Movie: The History of Time Travel (2014)
After the kids went to bed, I tripped through some not-the-usual streaming offerings, and happened upon a mock documentary (and about) The History of Time Travel on Amazon Prime.
So the mock documentary isn't so not-usual for me. I like real documentaries, as well as some of the mock-umentaries, as long as they're done well. Usually the subject is less important than the delivery. For example, I've enjoyed and recommended (even before now) an interesting history of the toilet. Some of my favorites in school were those that linked wheat to the invention of the fork and nuclear submarine. There are a few good chain-of-invention series on Netflix, but it none as clever as that early film series from the 1970s. At least not that match the fond memories I have of that.
This one was clearly a mock documentary, because time travel isn't real, as far as we know. At least time travel into the past isn't real. I travel in time every day, but usually "forward at regular speed" (thanks for that, Dimitri Martin). I say usually, because I do have two machines that seem to accelerate time. I can sit in front of screens, like phone or tablet or television, and time will seem to have zipped by faster than I noticed. I also find that if I sleep well, I won't have experienced any change in time, but an entire night will have disappeared while I lay in my bed.
But this show, The History of Time Travel, sets out to deliver the tale of the first time machine, its inventor, and the things you can imagine around its invention and early use. It doesn't star anyone I'd seen in anything else, which added a little to its credibility as an apparent documentary. And, not unlike some other documentaries, there was a little roughness around the characters, some seeming newness or discomfort to being in front of a camera or presenting the story, that also led some credibility.
A handful of experts in the fields, physics, history, and fans of the inventor, start telling the tale about this grand attempt to invent a time machine. An attempt that really had people believing. There were solid physics, and investment in time and experiment, passion and intent, and broad acceptance by government, military, and peer scientists.

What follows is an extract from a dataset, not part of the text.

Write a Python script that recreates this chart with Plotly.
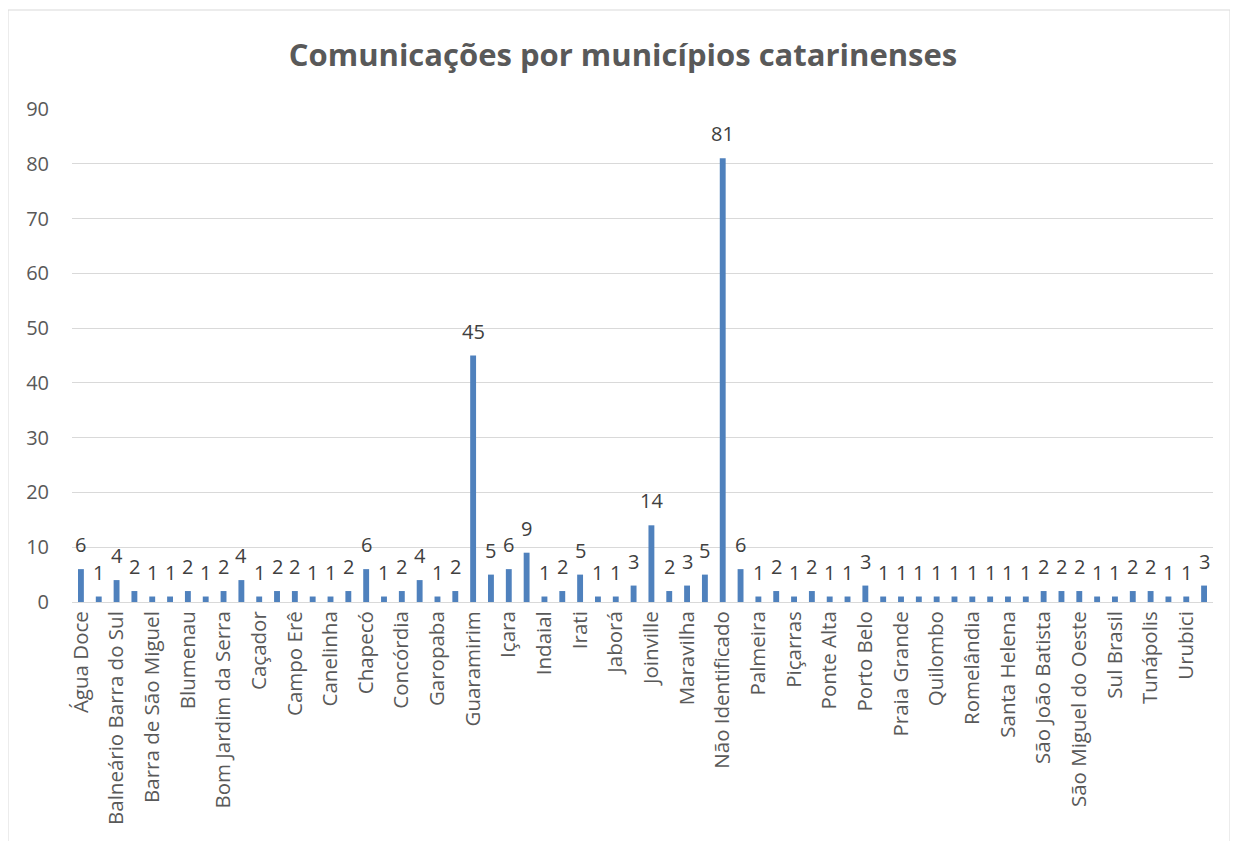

Alas, it wasn't to be. Until it was.
Cleverly, as the documentary shifted between the characters telling their stories and the reenactments, the story changed. Cleverly and subtly, at first. Shifts in clothes and background, and appearance or demeanor of the character. And then phrasing that shifted from how close to how it happened. At one point, clearly sharing how the machine was repeatedly used by the different events the characters were telling, about the death of the mother. She died so many times.
Until you get clues like these, I wouldn't say it was predictable, but as the film started, and as I watched it, I thought "if they stick to the documentary format, it'd be clever to see the story change because the time travel worked." Of course, that's how it was done. The way they did it, and the story it tells, even knowing the mother dies repeatedly, isn't spoiled by this advance warning. Really, what other mechanism would a mock documentary have to share time travel? A fall-flat "time travel works" introduction into a movie-long flashback would be one. Surely, there are lots of other ways to make time travel movies, but how many stick to the form of the documentary?
Whether learning about toilets, or fake time travel history. Documentaries can be entertaining and informative. While there's some amateur edge to this one, it works. It may be intentional, even, as it lends itself to the ways the scenes and characters change, to bring that legitimacy to the story.